**Do this**
Transcribe only the part of the material below that begins at the line containing "Output the Python" and ends at the line containing "from matplotlib.transforms import Affine2D", with both kept and images left out.

**Task data**
****************************************
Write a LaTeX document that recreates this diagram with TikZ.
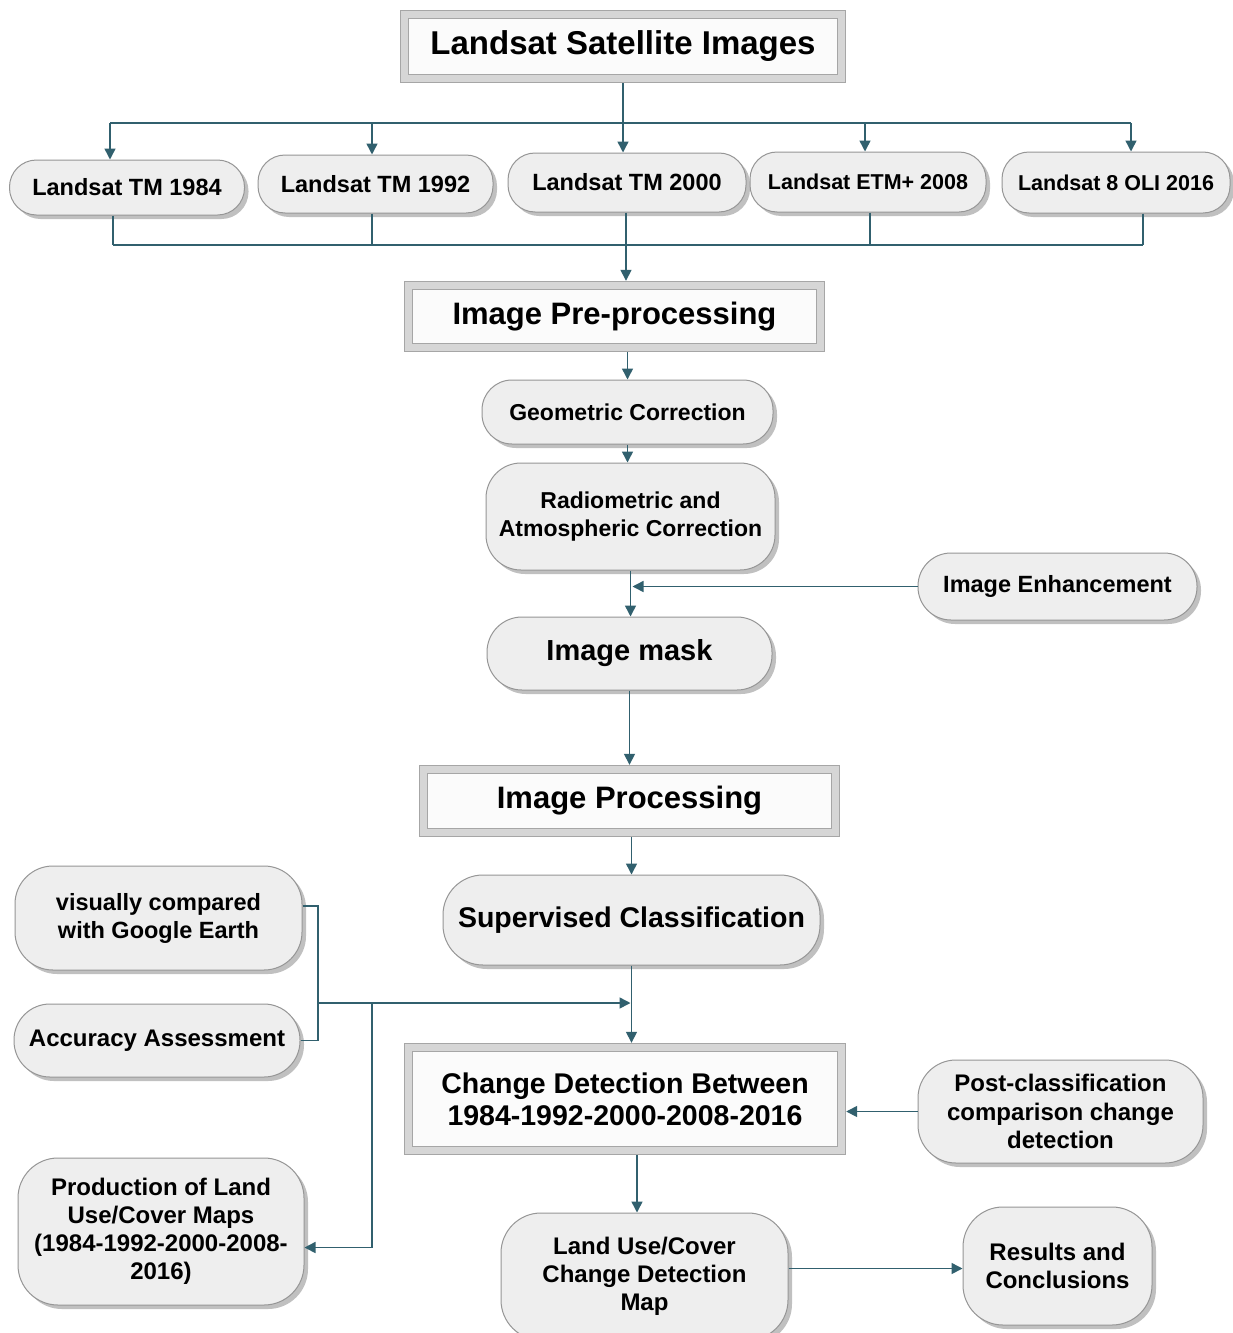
\documentclass[tikz,border=0pt]{standalone}
\usepackage{fontspec}
\setmainfont{Liberation Sans}
\usetikzlibrary{arrows.meta,shadows}
\definecolor{lnc}{RGB}{49,96,110}
\definecolor{boxfill}{RGB}{238,238,238}
\definecolor{boxline}{RGB}{150,150,150}
\newcommand{\fsz}[2]{\bfseries\fontsize{#1}{#2}\selectfont}
\tikzset{
  base/.style={align=center, inner sep=0pt, text=black},
  sz/.style 2 args={minimum width=#1pt, minimum height=#2pt},
  pill/.style={base, rectangle, rounded corners=#1, fill=boxfill, draw=boxline, line width=1pt,
    drop shadow={shadow xshift=4pt, shadow yshift=-4pt, opacity=0.35, fill=black!70}},
  pill/.default=27pt,
  bevel/.style={base, rectangle, fill=gray!3, draw=gray!70, double=gray!32, double distance=7pt, line width=0.8pt,
    drop shadow={shadow xshift=4pt, shadow yshift=-4pt, opacity=0.3, fill=black!70}},
  conn/.style={draw=lnc, line width=1.5pt},
  arr/.style={conn, -{Triangle[width=11pt,length=11pt]}},
}
\begin{document}
\begin{tikzpicture}[x=1pt,y=-1pt]
\useasboundingbox (0,0) rectangle (1232,1333);
\fill[white] (0,0) rectangle (1232,1333);

% title
\node[bevel, sz={437}{64}, font=\fsz{33}{38}] (title) at (623,46.5) {Landsat Satellite Images};

% landsat pills
\node[pill, sz={235}{55}, font=\fsz{23.5}{28}] (l84) at (127,187.5) {Landsat TM 1984};
\node[pill, sz={235}{58}, font=\fsz{23.5}{28}] (l92) at (375.5,184) {Landsat TM 1992};
\node[pill, sz={238}{59}, font=\fsz{23.5}{28}] (l00) at (627,182.5) {Landsat TM 2000};
\node[pill, sz={236}{60}, font=\fsz{21.5}{26}] (l08) at (868,182) {Landsat ETM+ 2008};
\node[pill, sz={228}{61}, font=\fsz{21.5}{26}] (l16) at (1116,182.5) {Landsat 8 OLI 2016};

% preprocessing
\node[bevel, sz={412}{62}, font=\fsz{31}{36}] (pre) at (614.5,316.5) {Image Pre-processing};
\node[pill=30pt, sz={291}{64}, font=\fsz{23}{28}] (geo) at (627.5,412) {Geometric Correction};
\node[pill=35pt, sz={289}{107}, font=\fsz{23}{28}] (rad) at (630.5,516.5) {Radiometric and\\Atmospheric Correction};
\node[pill=33pt, sz={279}{67}, font=\fsz{23.5}{28}] (enh) at (1057.5,586.5) {Image Enhancement};
\node[pill=35pt, sz={285}{73}, font=\fsz{29}{34}] (mask) at (629.5,653.5) {Image mask};

% processing
\node[bevel, sz={412}{63}, font=\fsz{31}{36}] (proc) at (629.5,801) {Image Processing};
\node[pill=40pt, sz={377}{90}, font=\fsz{28.5}{34}] (sup) at (631.5,920) {Supervised Classification};
\node[pill=38pt, sz={287}{104}, font=\fsz{23.5}{28}] (vis) at (158.5,918) {visually compared\\with Google Earth};
\node[pill=36pt, sz={286}{73}, font=\fsz{24}{28}] (acc) at (157,1040.5) {Accuracy Assessment};

% change detection
\node[bevel, sz={433}{103}, font=\fsz{28.5}{32}] (cd) at (625,1099) {Change Detection Between\\1984-1992-2000-2008-2016};
\node[pill=38pt, sz={285}{103}, font=\fsz{24}{28.5}] (post) at (1060.5,1111.5) {Post-classification\\comparison change\\detection};
\node[pill=40pt, sz={286}{147}, font=\fsz{24}{28}] (prod) at (161,1231.5) {Production of Land\\Use/Cover Maps\\(1984-1992-2000-2008-\\2016)};
\node[pill=40pt, sz={287}{127}, font=\fsz{24}{28}] (lu) at (644.5,1276.5) {Land Use/Cover\\Change Detection\\Map};
\node[pill=40pt, sz={189}{118}, font=\fsz{24}{28}] (res) at (1057.5,1266) {Results and\\Conclusions};

% connectors: top bus
\coordinate (bus1) at (623,123);
\draw[conn] ([yshift=-4.3pt]title.south) -- (bus1);
\draw[conn] ([xshift=-17pt]bus1 -| l84.north) -- ([xshift=15pt]bus1 -| l16.north);
\foreach \n/\dx in {l84/-17,l92/-3.5,l00/-4,l08/-3,l16/15}
  \draw[arr] ([xshift=\dx pt]bus1 -| \n.north) -- ([xshift=\dx pt]\n.north);

% bottom bus
\coordinate (bus2) at (626,245);
\foreach \n/\dx in {l84/-14,l92/-3.5,l00/-1,l08/2,l16/27}
  \draw[conn] ([xshift=\dx pt]\n.south) -- ([xshift=\dx pt]bus2 -| \n.south);
\draw[conn] ([xshift=-14pt]bus2 -| l84.south) -- ([xshift=27pt]bus2 -| l16.south);
\draw[arr] (bus2) -- ([yshift=4.3pt]bus2 |- pre.north);

% chain
\draw[arr] ([yshift=-4.3pt]pre.south -| geo.north) -- (geo.north);
\draw[arr] (geo.south) -- (geo.south |- rad.north);
\draw[arr] (rad.south) -- (rad.south |- mask.north);
\draw[arr] (enh.west) -- ([xshift=2pt]enh.west -| rad.south);
\draw[arr] (mask.south) -- ([yshift=4.3pt]mask.south |- proc.north);
\draw[arr] ([yshift=-4.3pt]proc.south -| sup.north) -- (sup.north);
\draw[arr] (sup.south) -- ([yshift=4.3pt]sup.south |- cd.north);

% left side joins
\coordinate (jx) at (318,1003);
\draw[conn] ([yshift=12pt]vis.east) -- ([yshift=12pt]vis.east -| jx) -- (acc.east -| jx) -- (acc.east);
\draw[arr] (jx) -- ([xshift=-1pt]jx -| sup.south);
\coordinate (jy) at (372,1003);
\draw[arr] (jy) -- ([yshift=-16pt]jy |- prod.east) -- ([yshift=-16pt]prod.east);

% right / bottom
\draw[arr] (post.west) -- ([xshift=4.3pt]post.west -| cd.east);
\draw[arr] ([xshift=-7.5pt,yshift=-4.3pt]cd.south -| lu.north) -- ([xshift=-7.5pt]lu.north);
\draw[arr] ([yshift=8pt]lu.east) -- ([yshift=8pt]lu.east -| res.west);
\end{tikzpicture}
\end{document}
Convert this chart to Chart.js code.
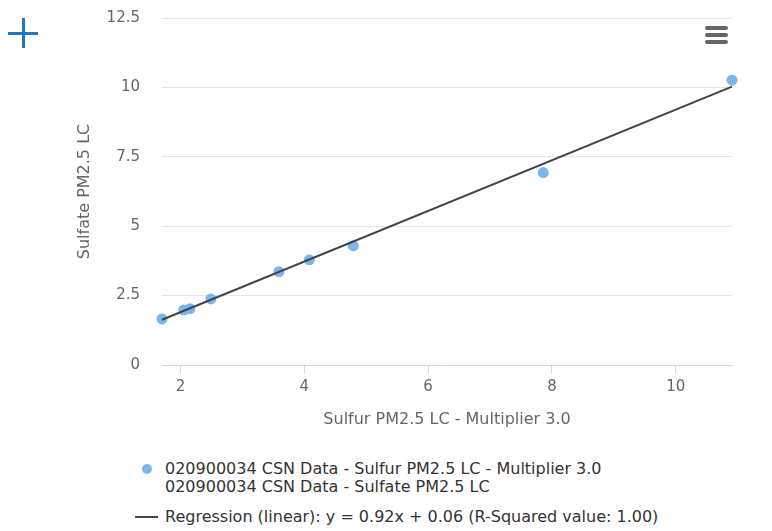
<!DOCTYPE html>
<html>
<head>
<meta charset="utf-8">
<script src="https://cdn.jsdelivr.net/npm/chart.js@4/dist/chart.umd.min.js"></script>
<style>
  body { margin: 0; background: #fff; font-family: "DejaVu Sans", sans-serif; }
  #wrap { position: relative; width: 772px; height: 531px; }
  #chart { position: absolute; left: 0; top: 0; }
  .plus-h { position: absolute; left: 8px; top: 32px; width: 30px; height: 3px; background: #1f78c1; }
  .plus-v { position: absolute; left: 22px; top: 18px; width: 3px; height: 30px; background: #1f78c1; }
  .bar { position: absolute; left: 705px; width: 23px; height: 4px; border-radius: 2px; background: #666; }
  #legend { position: absolute; left: 0; top: 458px; width: 772px; font-size: 16px; color: #333; }
  .item { position: absolute; left: 165px; white-space: nowrap; line-height: 18px; }
  .dot { position: absolute; left: 142px; width: 10px; height: 10px; border-radius: 50%; background: #7cb5ec; }
  .dash { position: absolute; left: 135px; width: 23px; height: 2px; background: #434348; }
</style>
</head>
<body>
<div id="wrap">
  <canvas id="chart" width="772" height="433"></canvas>
  <div class="plus-h"></div>
  <div class="plus-v"></div>
  <div class="bar" style="top:26px"></div>
  <div class="bar" style="top:33px"></div>
  <div class="bar" style="top:40px"></div>
  <div id="legend">
    <div class="dot" style="top:6px"></div>
    <div class="item" style="top:2px">020900034 CSN Data - Sulfur PM2.5 LC - Multiplier 3.0<br>020900034 CSN Data - Sulfate PM2.5 LC</div>
    <div class="dash" style="top:58px"></div>
    <div class="item" style="top:50px">Regression (linear): y = 0.92x + 0.06 (R-Squared value: 1.00)</div>
  </div>
</div>
<script>
const sulfurX = [1.70, 2.05, 2.15, 2.49, 3.59, 4.08, 4.79, 7.86, 10.91];
const sulfateY = [1.66, 1.98, 2.03, 2.38, 3.36, 3.79, 4.30, 6.93, 10.26];
const regressionX = [1.70, 10.91];
const regressionY = [1.63, 10.03];
const xTicks = [2, 4, 6, 8, 10];

const scatterData = sulfurX.map((x, i) => ({ x: x, y: sulfateY[i] }));
const lineData = regressionX.map((x, i) => ({ x: x, y: regressionY[i] }));

new Chart("chart", {
  type: "scatter",
  data: {
    datasets: [
      {
        label: "020900034 CSN Data - Sulfur PM2.5 LC - Multiplier 3.0",
        data: scatterData,
        backgroundColor: "#7cb5ec",
        borderWidth: 0,
        pointRadius: 5.5,
        clip: false,
        order: 2,
      },
      {
        label: "Regression (linear)",
        data: lineData,
        type: "line",
        borderColor: "#434348",
        borderWidth: 2,
        pointRadius: 0,
        fill: false,
        clip: false,
        order: 1,
      },
    ],
  },
  options: {
    responsive: false,
    animation: false,
    layout: { padding: { left: 71, top: 18, right: 40, bottom: 0 } },
    plugins: { legend: { display: false }, tooltip: { enabled: false } },
    scales: {
      x: {
        type: "linear",
        min: 1.70,
        max: 10.91,
        afterBuildTicks: (scale) => {
          scale.ticks = xTicks.map((v) => ({ value: v }));
        },
        afterFit: (scale) => {
          scale.height = 68;
        },
        grid: { drawOnChartArea: false, tickLength: 8, color: "#ccd6eb" },
        border: { color: "#ccd6eb", width: 1 },
        ticks: { color: "#666", font: { family: "DejaVu Sans", size: 15 }, padding: 5, maxRotation: 0 },
        title: {
          display: true,
          text: "Sulfur PM2.5 LC - Multiplier 3.0",
          color: "#666",
          font: { family: "DejaVu Sans", size: 16 },
          padding: { top: 4, bottom: 4 },
        },
      },
      y: {
        min: 0,
        max: 12.5,
        ticks: { stepSize: 2.5, color: "#666", font: { family: "DejaVu Sans", size: 15 }, padding: 3 },
        afterFit: (scale) => {
          scale.width = 91;
        },
        grid: { color: "#e6e6e6", drawTicks: true, tickLength: 19, tickColor: "rgba(0,0,0,0)" },
        border: { display: false },
        title: {
          display: true,
          text: "Sulfate PM2.5 LC",
          color: "#666",
          font: { family: "DejaVu Sans", size: 16 },
          padding: { top: 4, bottom: 4 },
        },
      },
    },
  },
});
</script>
</body>
</html>
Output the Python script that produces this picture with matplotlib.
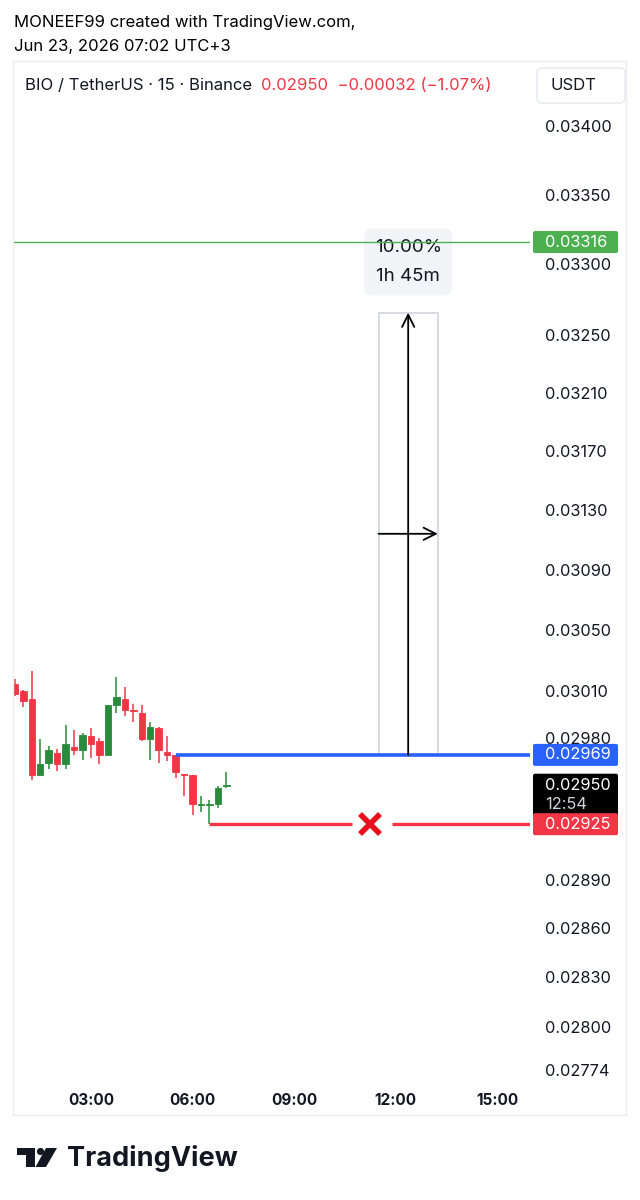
import matplotlib
matplotlib.use('Agg')
import matplotlib.pyplot as plt
from matplotlib.patches import Rectangle, FancyBboxPatch, Polygon, Circle
from matplotlib.ticker import NullLocator, FixedLocator
from matplotlib.transforms import Affine2D

plt.rcParams['font.family'] = ['Inter', 'DejaVu Sans']

# ---------------- data ----------------
times = ["00:45", "01:00", "01:15", "01:30", "01:45", "02:00", "02:15", "02:30",
         "02:45", "03:00", "03:15", "03:30", "03:45", "04:00", "04:15", "04:30",
         "04:45", "05:00", "05:15", "05:30", "05:45", "06:00", "06:15", "06:30",
         "06:45", "07:00"]
opens = [0.03015, 0.03010, 0.03005, 0.02956, 0.02964, 0.02970, 0.02963, 0.02974,
         0.02972, 0.02981, 0.02978, 0.02969, 0.03001, 0.03005, 0.02998, 0.02996,
         0.02979, 0.02986, 0.02971, 0.02969, 0.02957, 0.02956, 0.02937, 0.02937,
         0.02938, 0.02949]
highs = [0.03018, 0.03011, 0.03023, 0.02979, 0.02975, 0.02973, 0.02988, 0.02985,
         0.02983, 0.02986, 0.02980, 0.03001, 0.03019, 0.03013, 0.03002, 0.03001,
         0.02990, 0.02987, 0.02981, 0.02969, 0.02957, 0.02956, 0.02943, 0.02940,
         0.02949, 0.02958]
lows = [0.03007, 0.03000, 0.02953, 0.02956, 0.02960, 0.02959, 0.02960, 0.02969,
        0.02966, 0.02967, 0.02963, 0.02969, 0.02996, 0.02994, 0.02990, 0.02978,
        0.02966, 0.02964, 0.02965, 0.02954, 0.02943, 0.02931, 0.02933, 0.02925,
        0.02935, 0.02948]
closes = [0.03008, 0.03004, 0.02956, 0.02963, 0.02972, 0.02963, 0.02976, 0.02972,
          0.02982, 0.02976, 0.02969, 0.03001, 0.03006, 0.02998, 0.02997, 0.02979,
          0.02987, 0.02972, 0.02969, 0.02958, 0.02956, 0.02938, 0.02938, 0.02938,
          0.02948, 0.02950]

price_ticks = [0.03400, 0.03350, 0.03300, 0.03250, 0.03210, 0.03170, 0.03130,
               0.03090, 0.03050, 0.03010, 0.02980, 0.02890, 0.02860, 0.02830,
               0.02800, 0.02774]
time_ticks = ["03:00", "06:00", "09:00", "12:00", "15:00"]

entry_price = 0.02969
stop_price = 0.02925
target_pct = 10.00
hline_price = 0.03316
last_price = 0.02950
countdown = "12:54"
change_abs = -0.00032
change_pct = -1.07
pos_start = "11:30"
pos_duration_h = 1.75
pos_start_candle = "05:30"
stop_start_candle = "06:30"

UP = '#2a8a3c'
DOWN = '#f23645'
BLUE = '#2962ff'
GREEN_LINE = '#4caf50'
TEXT = '#131722'
FS_AX = 11.8


def hrs(s):
    h, m = s.split(':')
    return int(h) + int(m) / 60.0


# ---------------- figure ----------------
W, H = 640, 1200
fig = plt.figure(figsize=(W / 100, H / 100), dpi=100)
fig.patch.set_facecolor('white')
PX = Affine2D().scale(1 / W, -1 / H).translate(0, 1) + fig.transFigure

ax_l, ax_r, ax_t, ax_b = 14, 530, 62, 1082
ax = fig.add_axes([ax_l / W, 1 - ax_b / H, (ax_r - ax_l) / W, (ax_b - ax_t) / H])
ax.set_facecolor('none')
for s in ax.spines.values():
    s.set_visible(False)
ax.set_yscale('log')
ax.set_xlim(0.724, 15.975)
ax.set_ylim(0.027669, 0.034472)

# y axis labels on right
ax.yaxis.tick_right()
ax.yaxis.set_major_locator(FixedLocator(price_ticks))
ax.yaxis.set_minor_locator(NullLocator())
ax.set_yticklabels([f"{p:.5f}" for p in price_ticks])
ax.tick_params(axis='y', length=0, pad=10.5, labelsize=FS_AX, labelcolor=TEXT)
# x axis labels
ax.set_xticks([hrs(t) for t in time_ticks])
ax.set_xticklabels(time_ticks)
ax.xaxis.set_minor_locator(NullLocator())
ax.tick_params(axis='x', length=0, pad=8, labelsize=11, labelcolor=TEXT)
for lbl in ax.get_xticklabels():
    lbl.set_fontweight('bold')

# candles
tx = [hrs(t) for t in times]
for t, o, h, l, c in zip(tx, opens, highs, lows, closes):
    col = UP if c >= o else DOWN
    ax.vlines(t, l, h, color=col, lw=1.1, zorder=3)
    ax.bar(t, abs(c - o), bottom=min(o, c), width=0.19, color=col,
           edgecolor=col, linewidth=0.6, zorder=4)

xr = ax.get_xlim()[1]
# horizontal alert line
ax.axhline(hline_price, color=GREEN_LINE, lw=1, zorder=6)
# entry line
ax.hlines(entry_price, hrs(pos_start_candle), xr, color=BLUE, lw=2.6, zorder=5)
# stop line with gap around the X
x_mark = 11.25
ax.hlines(stop_price, hrs(stop_start_candle), 10.7, color=DOWN, lw=2.4, zorder=5)
ax.hlines(stop_price, 11.9, xr, color=DOWN, lw=2.4, zorder=5)
ax.plot([x_mark], [stop_price], marker='x', ms=15, mew=4, color='#e8101c', zorder=6)

# target box
ps = hrs(pos_start)
top = entry_price * (1 + target_pct / 100)
ax.add_patch(Rectangle((ps, entry_price), pos_duration_h, top - entry_price,
                       facecolor='white', edgecolor='#d1d4dc', lw=1.2, zorder=4))
xc = ps + pos_duration_h / 2
ax.annotate('', xy=(xc, top), xytext=(xc, entry_price),
            arrowprops=dict(arrowstyle='->', color='black', lw=1.3,
                            mutation_scale=22, shrinkA=0, shrinkB=0), zorder=6)
mid = (entry_price * top) ** 0.5
ax.annotate('', xy=(ps + pos_duration_h, mid), xytext=(ps, mid),
            arrowprops=dict(arrowstyle='->', color='black', lw=1.3,
                            mutation_scale=22, shrinkA=0, shrinkB=0), zorder=6)
ax.annotate(f"{target_pct:.2f}%\n1h 45m", xy=(xc, top), xytext=(0, 36.5),
            textcoords='offset points', ha='center', va='center',
            fontsize=13.5, color=TEXT, linespacing=1.95, zorder=5,
            bbox=dict(boxstyle='round,pad=0.55,rounding_size=0.4',
                      fc='#f2f4f8', ec='none'))


# ---------------- price tags ----------------
def ypx(price):
    return H - ax.transData.transform((1.0, price))[1]


def tag(price, color, txt, top_off=-11, bot_off=11):
    y = ypx(price)
    fig.add_artist(FancyBboxPatch((533, y + top_off), 85, bot_off - top_off,
                                  boxstyle='round,pad=0,rounding_size=2',
                                  fc=color, ec='none', transform=PX))
    fig.text(545 / W, 1 - y / H, txt, color='white', fontsize=FS_AX,
             va='center', ha='left')


tag(hline_price, GREEN_LINE, f"{hline_price:.5f}")
tag(entry_price, BLUE, f"{entry_price:.5f}")
yl = ypx(last_price)
fig.add_artist(FancyBboxPatch((533, yl - 11), 85, 42,
                              boxstyle='round,pad=0,rounding_size=2',
                              fc='black', ec='none', transform=PX))
fig.text(545 / W, 1 - (yl + 1) / H, f"{last_price:.5f}", color='white',
         fontsize=FS_AX, va='center')
fig.text(545 / W, 1 - (yl + 20) / H, countdown, color='#d1d4dc',
         fontsize=FS_AX, va='center')
tag(stop_price, DOWN, f"{stop_price:.5f}")

# ---------------- frame, header, legend ----------------
fig.add_artist(Rectangle((13, 61), 613, 1054, fill=False, ec='#ececec',
                         lw=1, transform=PX))
fig.text(14 / W, 1 - 22 / H, "MONEEF99 created with TradingView.com,",
         fontsize=12, color='black', va='center')
fig.text(14 / W, 1 - 47 / H, "Jun 23, 2026 07:02 UTC+3",
         fontsize=12, color='black', va='center')
fig.text(25 / W, 1 - 86 / H, "BIO / TetherUS · 15 · Binance",
         fontsize=12, color=TEXT, va='center')
fig.text(261 / W, 1 - 86 / H,
         f"{last_price:.5f}  \u2212{abs(change_abs):.5f} (\u2212{abs(change_pct):.2f}%)",
         fontsize=12, color=DOWN, va='center')
fig.add_artist(FancyBboxPatch((537, 68), 88, 35,
                              boxstyle='round,pad=0,rounding_size=5',
                              fc='white', ec='#e6e8ee', lw=1, transform=PX))
fig.text(550 / W, 1 - 86 / H, "USDT", fontsize=12, color=TEXT, va='center')

# ---------------- TradingView logo ----------------
fig.add_artist(Polygon([(17, 1148), (35, 1148), (35, 1167), (26, 1167),
                        (26, 1155), (17, 1155)], closed=True, fc='#131722',
                       ec='none', transform=PX))
fig.add_artist(Circle((40.5, 1151.5), 3.6, fc='#131722', ec='none', transform=PX))
fig.add_artist(Polygon([(46, 1148), (57, 1148), (46, 1167), (35.5, 1167)],
                       closed=True, fc='#131722', ec='none', transform=PX))
fig.text(67 / W, 1 - 1158 / H, "TradingView", fontsize=19.5, fontweight='bold',
         color='#131722', va='center')

fig.savefig('out.png', dpi=100, facecolor='white')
****************************************
**Task response**
Output the Python script that produces this picture with matplotlib.
import matplotlib
matplotlib.use('Agg')
import matplotlib.pyplot as plt
from matplotlib.patches import Rectangle, FancyBboxPatch, Polygon, Circle
from matplotlib.ticker import NullLocator, FixedLocator
from matplotlib.transforms import Affine2D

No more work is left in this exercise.